20 de febrero 2025 - 03:08

En otras ocasiones me he ocupado en estos artículos semanales del conjunto decorativo de El Greco para la iglesia de Santo Domingo el Antiguo de Toledo, uno de los más brillantes de la Europa de aquel tiempo. El Museo del Prado dedica ahora una pequeña exposición –como si se tratara de una muestra monumental, en la galería central de la pinacoteca, con la arrogancia acostumbrada de muchos de sus conservadores, acostumbrados a materializar sus caprichos grandilocuentes y ocurrencias, bobas en ocasiones- con ocho de las nueve pinturas que el cretense pintó entonces, pero, claro está, sin poder contar con la maquinaria retablística que las enmarca, parida también por él y acaso la más bella y revolucionaria de cuantas se hicieron en la España de la época. Fue el primer encargo importante que recibió en su vida El Greco, que ya lo tenía atado antes de llegar a Toledo en 1577, por su amistad en Roma con el hijo de don Diego de Castilla, deán de la catedral. El artista, que se había formado en Venecia, asimilando su gran estilo renacentista, concibió tres grandes retablos con una arquitectura palladiana, limpia y monumental, dorados en su totalidad, en los que insertó nueve cuadros verdaderamente extraordinarios, acaso lo mejor y más original de cuanto se pintaba en la Europa del momento. Era la primera vez que El Greco se enfrentaba con un encargo así y con unos formatos tan grandes. El esfuerzo que hizo por medir sus capacidades, por dar de sí mismo lo mejor que sabía, salta a la vista. Y el impacto que debió causar en la Toledo de entonces debió ser alucinante. El empeño y las calidades conseguidas tienen una altura sideral, superando a sus maestros venecianos y abriendo una nueva época dentro del Manierismo, que le abocará, con el paso de los años, a la consecución de un lenguaje personalísimo y exaltado, apasionado y sublime. Los cuadros de Santo Domingo tienen una sabiduría estética inmensa, de un maestro consumado de toda la historia de la pintura occidental.
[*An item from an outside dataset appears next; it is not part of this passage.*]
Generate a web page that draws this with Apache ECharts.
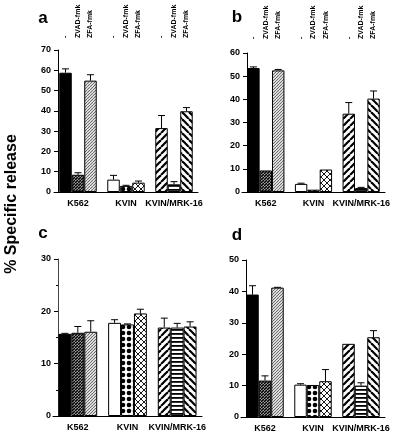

Combina la belleza del color –con sus carmines profundos y rutilantes, sus verdes y amarillos electrizantes, sus azules límpidos, todos asimilados en Venecia-, con unas composiciones de marcado carácter bidimensional –enraizadas en sus inicios como pintor de iconos-, con clara voluntad de eliminar la perspectiva y profundidad naturalistas, y una ejecución magistral, de pincelada alada y precisa, que inaugura gloriosamente la veta brava -Lafuente Ferrari dixit- y la gran escuela pictórica española.